TASK BRIEF:
Return the lines below exactly, from the first line to the line that contains "minimum width=235, minimum". Leave out pictures.

MATERIAL PROVIDED:
►
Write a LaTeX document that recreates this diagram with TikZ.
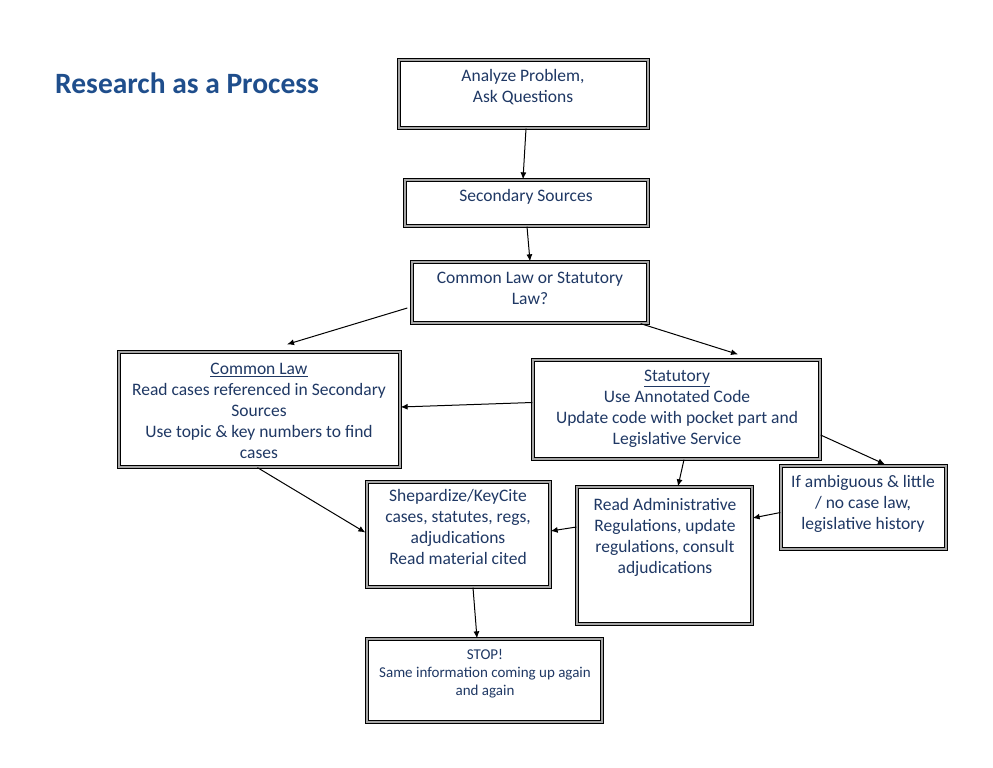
\documentclass[tikz,border=0pt]{standalone}
\usepackage{fontspec}
\setmainfont{Carlito}
\usetikzlibrary{arrows.meta,calc}
\definecolor{boxtext}{HTML}{1F3864}
\definecolor{titleblue}{HTML}{1F4E8C}
\tikzset{
  box/.style={draw=black, line width=1.3pt, double=black!35, double distance=1.1pt, inner sep=0pt, fill=white},
  btext/.style={anchor=north, inner sep=0pt, align=center, text=boxtext, font=\fontsize{17.5}{21}\selectfont},
  stext/.style={anchor=north, inner sep=0pt, align=center, text=boxtext, font=\fontsize{15}{18}\selectfont},
  conn/.style={line width=1pt, -{Latex[length=7pt,width=6pt]}}
}
\begin{document}
\begin{tikzpicture}[x=1pt,y=-1pt]
\useasboundingbox (0,0) rectangle (993,768);
\node[anchor=base west, inner sep=0pt, text=titleblue, font=\fontsize{29.5}{34}\selectfont\bfseries] (title) at (55,93) {Research as a Process};

\node[box, minimum width=249, minimum height=68] (an) at (523.5,94) {};
\node[box, minimum width=243, minimum height=46] (ss) at (526.5,203) {};
\node[box, minimum width=236, minimum height=61] (cs) at (530,292.5) {};
\node[box, minimum width=281, minimum height=115] (cl) at (259.5,409.5) {};
\node[box, minimum width=287, minimum height=99] (st) at (676.5,409.5) {};
\node[box, minimum width=183, minimum height=105] (sh) at (458.5,534.5) {};
\node[box, minimum width=175, minimum height=137] (ra) at (664.5,555.5) {};
\node[box, minimum width=165, minimum height=83] (ia) at (863.5,507.5) {};
\node[box, minimum width=235, minimum height=83] (sp) at (484.5,680.5) {};

\node[btext] (anT) at (523,69) {Analyze Problem,\\Ask Questions};
\node[btext] (ssT) at (526,189) {Secondary Sources};
\node[btext] (csT) at (530,272) {Common Law or Statutory\\Law?};
\node[btext] (clT) at (259,363) {\underline{Common Law}\\Read cases referenced in Secondary\\Sources\\Use topic \& key numbers to find\\cases};
\node[btext] (stT) at (677,370) {\underline{Statutory}\\Use Annotated Code\\Update code with pocket part and\\Legislative Service};
\node[btext] (shT) at (458,489) {Shepardize/KeyCite\\cases, statutes, regs,\\adjudications\\Read material cited};
\node[btext] (raT) at (665,498) {Read Administrative\\Regulations, update\\regulations, consult\\adjudications};
\node[btext] (iaT) at (863,475) {If ambiguous \& little\\/ no case law,\\legislative history};
\node[stext] (spT) at (485,649) {STOP!\\Same information coming up again\\and again};

\draw[conn] ($(an.south)+(2.5,0)$) -- ($(ss.north)+(-3.5,0)$);
\draw[conn] ($(ss.south)+(0.5,0)$) -- (cs.north);
\draw[conn] ($(cs.west)+(-4,15.5)$) -- ($(cl.north)+(27.5,-7)$);
\draw[conn] ($(cs.south east)+(-8,0)$) -- ($(st.north)+(61.5,-5)$);
\draw[conn] ($(st.west)+(0,-7)$) -- ($(cl.east)+(0,-2.5)$);
\draw[conn] ($(cl.south)+(-2,0)$) -- ($(sh.west)+(-1,-2)$);
\draw[conn] ($(st.south)+(7.5,0)$) -- ($(ra.north)+(13.5,0)$);
\draw[conn] ($(st.east)+(0,25.5)$) -- ($(ia.north)+(21.5,-1)$);
\draw[conn] ($(ia.west)+(0,5)$) -- ($(ra.east)+(0,-37.5)$);
\draw[conn] ($(ra.west)+(0,-28.5)$) -- ($(sh.east)+(0,-3.5)$);
\draw[conn] ($(sh.south)+(14.5,0)$) -- ($(sp.north)+(-7.5,0)$);
\end{tikzpicture}
\end{document}
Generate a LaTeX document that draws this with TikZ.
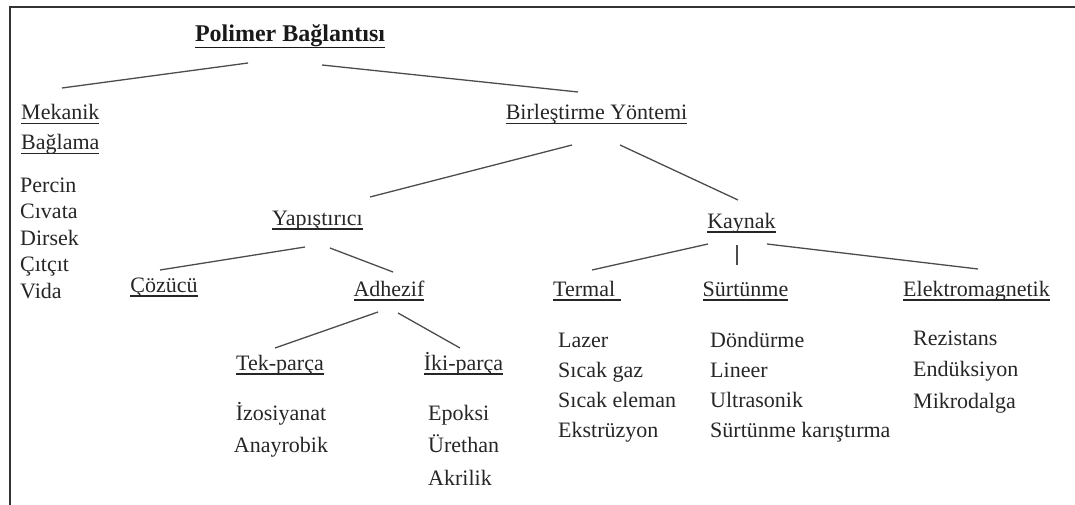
\documentclass[tikz,border=0pt]{standalone}
\usepackage{fontspec}
\setmainfont{Liberation Serif}
\usetikzlibrary{calc}
% underline at a fixed depth, also through descenders
\newcommand\ulin[2][4.5pt]{\setbox0\hbox{#2}\rlap{\rule[-#1]{\wd0}{1.6pt}}\box0}
\tikzset{
  hdr/.style={font=\fontsize{24}{28}\selectfont\bfseries,text=black!90,inner sep=0pt},
  cat/.style={font=\fontsize{22}{30}\selectfont,text=black!85,inner sep=0pt},
  lst/.style={font=\fontsize{22}{#1}\selectfont,text=black!85,inner sep=0pt,align=left},
  ln/.style={draw=black!70,line width=1.3pt},
  frm/.style={draw=black!80,line width=2.5pt},
}
\begin{document}
\begin{tikzpicture}[x=1pt,y=-1pt]
  \useasboundingbox (0,0) rectangle (1075,505);
  \draw[frm] (10,505) -- (10,7) -- (1075,7);
  \node[hdr,anchor=base] (root) at (290,42) {\ulin[6.5pt]{Polimer Bağlantısı}};
  % first level (base of a multi-line node = its last line)
  \node[cat,anchor=base west,align=left] (mek) at (21,150) {\ulin{Mekanik}\\\ulin{Bağlama}};
  \node[lst=26.5,anchor=base west] (mekl) at (20,298) {Percin\\Cıvata\\Dirsek\\Çıtçıt\\Vida};
  \node[cat,anchor=base] (bir) at (596.5,120) {\ulin{Birleştirme Yöntemi}};
  % yapistirici
  \node[cat,anchor=base] (yap) at (317.5,225) {\ulin{Yapıştırıcı}};
  \node[cat,anchor=base] (coz) at (164,292) {\ulin{Çözücü}};
  \node[cat,anchor=base] (adh) at (389,296) {\ulin{Adhezif}};
  \node[cat,anchor=base] (tek) at (280,370) {\ulin{Tek-parça}};
  \node[cat,anchor=base] (iki) at (463.5,370) {\ulin{İki-parça}};
  \node[lst=32,align=center,anchor=base] (tekl) at (281,452) {İzosiyanat\\Anayrobik};
  \node[lst=32.5,anchor=base west] (ikil) at (428,485) {Epoksi\\Ürethan\\Akrilik};
  % kaynak
  \node[cat,anchor=base] (kay) at (741.5,228) {\ulin{Kaynak}};
  \node[cat,anchor=base west] (ter) at (553,296) {\ulin{Termal\ }};
  \node[cat,anchor=base] (sur) at (745.5,296) {\ulin{Sürtünme}};
  \node[cat,anchor=base] (ele) at (976.5,296) {\ulin{Elektromagnetik}};
  \node[lst=29.7,anchor=base west] (terl) at (558,437) {Lazer\\Sıcak gaz\\Sıcak eleman\\Ekstrüzyon};
  \node[lst=29.7,anchor=base west] (surl) at (710,437) {Döndürme\\Lineer\\Ultrasonik\\Sürtünme karıştırma};
  \node[lst=31.5,anchor=base west] (elel) at (913,408) {Rezistans\\Endüksiyon\\Mikrodalga};
  % connectors
  \draw[ln] ($(root.base)+(-42,21)$) -- ($(mek.base west)+(41,-62)$);
  \draw[ln] ($(root.base)+(32,23)$) -- ($(bir.base)+(-18.5,-28)$);
  \draw[ln] ($(bir.base)+(-24.5,25)$) -- ($(yap.base)+(52.5,-28)$);
  \draw[ln] ($(bir.base)+(23.5,25)$) -- ($(kay.base)+(-3.5,-28)$);
  \draw[ln] ($(yap.base)+(-12.5,22)$) -- ($(coz.base)+(-4,-22)$);
  \draw[ln] ($(yap.base)+(12.5,23)$) -- ($(adh.base)+(4,-24)$);
  \draw[ln] ($(adh.base)+(-11,16)$) -- ($(tek.base)+(-5,-22)$);
  \draw[ln] ($(adh.base)+(9,17)$) -- ($(iki.base)+(-3.5,-22)$);
  \draw[ln] ($(kay.base)+(-33.5,16)$) -- ($(ter.base)+(5,-26)$);
  \draw[ln] ($(kay.base)+(-4.5,17)$) -- ($(sur.base)+(-8.5,-31)$);
  \draw[ln] ($(kay.base)+(25.5,16)$) -- ($(ele.base)+(1.5,-27)$);
\end{tikzpicture}
\end{document}
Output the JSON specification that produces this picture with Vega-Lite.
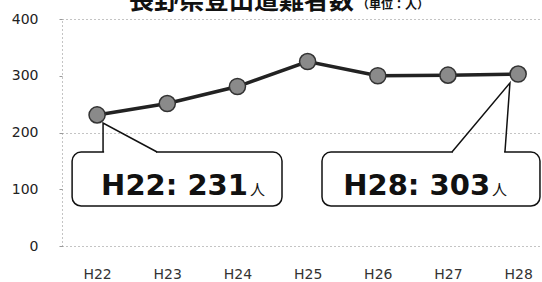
{
  "$schema": "https://vega.github.io/schema/vega-lite/v6.json",
  "width": 480,
  "height": 227,
  "autosize": "none",
  "padding": {"left": 62, "top": 19, "right": 0, "bottom": 36},
  "background": "white",
  "config": {"view": {"stroke": null}, "font": "DejaVu Sans"},
  "datasets": {
    "series": [
      {"year": "H22", "x": 22, "y": 231},
      {"year": "H23", "x": 23, "y": 251},
      {"year": "H24", "x": 24, "y": 281},
      {"year": "H25", "x": 25, "y": 325},
      {"year": "H26", "x": 26, "y": 300},
      {"year": "H27", "x": 27, "y": 301},
      {"year": "H28", "x": 28, "y": 303}
    ],
    "boxes": [
      {"x": 21.644, "x2": 24.635, "y": 70.5, "y2": 165.6},
      {"x": 25.205, "x2": 28.311, "y": 70.5, "y2": 165.6}
    ],
    "gaps": [
      {"x": 22.1, "x2": 22.84, "y": 165.6},
      {"x": 27.07, "x2": 27.8, "y": 165.6}
    ],
    "pointers": [
      {"g": 1, "o": 1, "x": 22.085, "y": 165.6},
      {"g": 1, "o": 2, "x": 22.085, "y": 216.7},
      {"g": 1, "o": 3, "x": 22.855, "y": 165.6},
      {"g": 2, "o": 1, "x": 27.057, "y": 165.6},
      {"g": 2, "o": 2, "x": 27.883, "y": 287.2},
      {"g": 2, "o": 3, "x": 27.812, "y": 165.6}
    ],
    "callouts": [
      {"x": 24.15, "y": 90, "label": "H22: 231", "unit": "人"},
      {"x": 27.6, "y": 90, "label": "H28: 303", "unit": "人"}
    ],
    "title": [
      {"x": 25.66, "y": 418, "main": "長野県登山遭難者数", "unit": "（単位：人）"}
    ]
  },
  "encoding": {
    "x": {
      "field": "x",
      "type": "quantitative",
      "scale": {"domain": [21.5, 28.34], "nice": false, "zero": false},
      "axis": {
        "title": null,
        "values": [22, 23, 24, 25, 26, 27, 28],
        "labelExpr": "'H' + datum.value",
        "grid": false,
        "domain": false,
        "ticks": false,
        "labelFlush": false,
        "labelOverlap": false,
        "labelPadding": 21,
        "labelFontSize": 14,
        "labelColor": "#333",
        "labelFont": "DejaVu Sans"
      }
    },
    "y": {
      "field": "y",
      "type": "quantitative",
      "scale": {"domain": [0, 400], "nice": false, "zero": true},
      "axis": {
        "title": null,
        "values": [0, 100, 200, 300, 400],
        "grid": true,
        "gridDash": [1, 3],
        "gridColor": "#888",
        "gridOpacity": {"condition": {"test": "datum.value % 200 === 0", "value": 1}, "value": 0},
        "domain": true,
        "domainDash": [1, 3],
        "domainColor": "#888",
        "ticks": true,
        "tickSize": 3,
        "tickColor": "#999",
        "labelPadding": 21,
        "labelFontSize": 14,
        "labelColor": "#222",
        "labelFont": "DejaVu Sans"
      }
    }
  },
  "layer": [
    {
      "data": {"name": "boxes"},
      "mark": {"type": "rect", "fill": "white", "stroke": "#111", "strokeWidth": 1.5, "cornerRadius": 9},
      "encoding": {"x2": {"field": "x2"}, "y2": {"field": "y2"}}
    },
    {
      "data": {"name": "gaps"},
      "mark": {"type": "rule", "color": "white", "strokeWidth": 4},
      "encoding": {"x2": {"field": "x2"}}
    },
    {
      "data": {"name": "pointers"},
      "mark": {"type": "line", "color": "#111", "strokeWidth": 1.5},
      "encoding": {
        "detail": {"field": "g", "type": "nominal"},
        "order": {"field": "o", "type": "quantitative"}
      }
    },
    {
      "data": {"name": "series"},
      "mark": {"type": "line", "color": "#222", "strokeWidth": 3.5},
      "encoding": {}
    },
    {
      "data": {"name": "series"},
      "mark": {"type": "circle", "size": 260, "color": "#8a8a8a", "opacity": 1, "stroke": "#333", "strokeWidth": 1.5},
      "encoding": {}
    },
    {
      "data": {"name": "callouts"},
      "mark": {"type": "text", "align": "right", "baseline": "alphabetic", "font": "DejaVu Sans", "fontWeight": "bold", "fontSize": 29, "color": "#111"},
      "encoding": {"text": {"field": "label"}}
    },
    {
      "data": {"name": "callouts"},
      "mark": {"type": "text", "align": "left", "baseline": "alphabetic", "dx": 2, "font": "Noto Sans CJK JP", "fontSize": 15, "color": "#111"},
      "encoding": {"text": {"field": "unit"}}
    },
    {
      "data": {"name": "title"},
      "mark": {"type": "text", "align": "right", "baseline": "alphabetic", "font": "Noto Sans CJK JP", "fontWeight": "bold", "fontSize": 25, "color": "#111"},
      "encoding": {"text": {"field": "main"}}
    },
    {
      "data": {"name": "title"},
      "mark": {"type": "text", "align": "left", "baseline": "alphabetic", "dx": 3, "font": "Noto Sans CJK JP", "fontWeight": "bold", "fontSize": 12, "color": "#111"},
      "encoding": {"text": {"field": "unit"}}
    }
  ]
}
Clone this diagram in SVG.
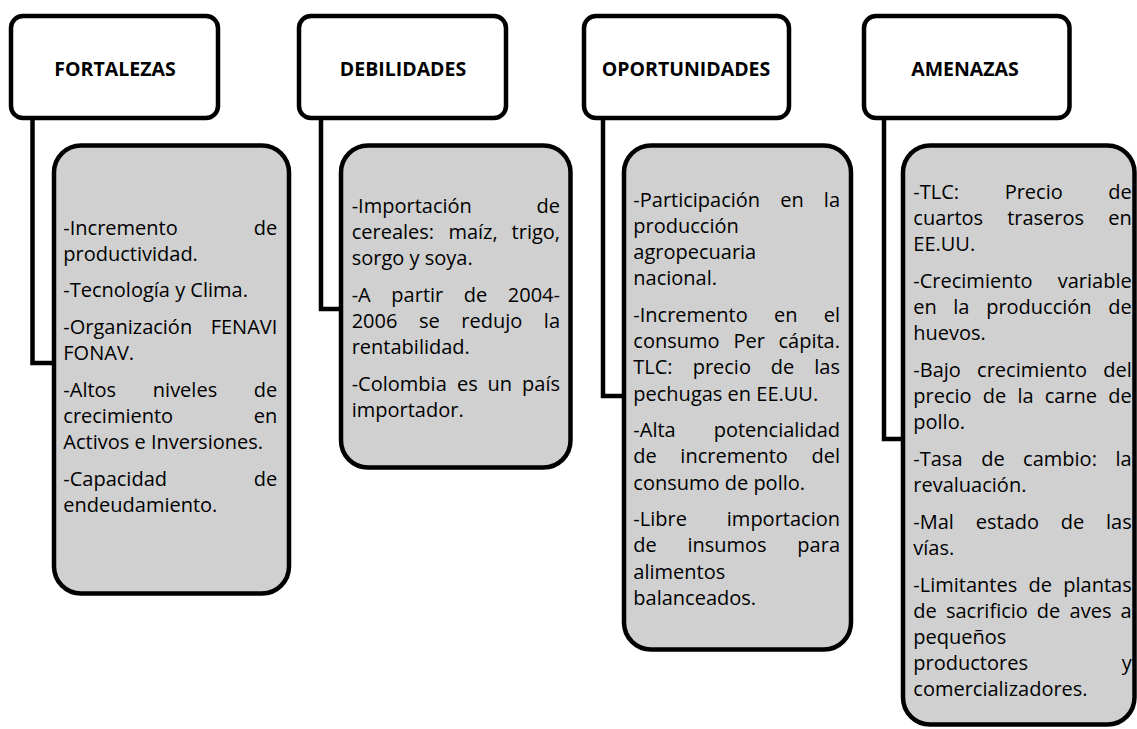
◄
EXERCISE ANSWER:
Write a LaTeX document that recreates this diagram with TikZ.
\documentclass[tikz,border=0pt]{standalone}
\usepackage{fontspec}
\setmainfont{Carlito}
\usetikzlibrary{arrows.meta,calc}
\definecolor{boxtext}{HTML}{1F3864}
\definecolor{titleblue}{HTML}{1F4E8C}
\tikzset{
  box/.style={draw=black, line width=1.3pt, double=black!35, double distance=1.1pt, inner sep=0pt, fill=white},
  btext/.style={anchor=north, inner sep=0pt, align=center, text=boxtext, font=\fontsize{17.5}{21}\selectfont},
  stext/.style={anchor=north, inner sep=0pt, align=center, text=boxtext, font=\fontsize{15}{18}\selectfont},
  conn/.style={line width=1pt, -{Latex[length=7pt,width=6pt]}}
}
\begin{document}
\begin{tikzpicture}[x=1pt,y=-1pt]
\useasboundingbox (0,0) rectangle (993,768);
\node[anchor=base west, inner sep=0pt, text=titleblue, font=\fontsize{29.5}{34}\selectfont\bfseries] (title) at (55,93) {Research as a Process};

\node[box, minimum width=249, minimum height=68] (an) at (523.5,94) {};
\node[box, minimum width=243, minimum height=46] (ss) at (526.5,203) {};
\node[box, minimum width=236, minimum height=61] (cs) at (530,292.5) {};
\node[box, minimum width=281, minimum height=115] (cl) at (259.5,409.5) {};
\node[box, minimum width=287, minimum height=99] (st) at (676.5,409.5) {};
\node[box, minimum width=183, minimum height=105] (sh) at (458.5,534.5) {};
\node[box, minimum width=175, minimum height=137] (ra) at (664.5,555.5) {};
\node[box, minimum width=165, minimum height=83] (ia) at (863.5,507.5) {};
\node[box, minimum width=235, minimum height=83] (sp) at (484.5,680.5) {};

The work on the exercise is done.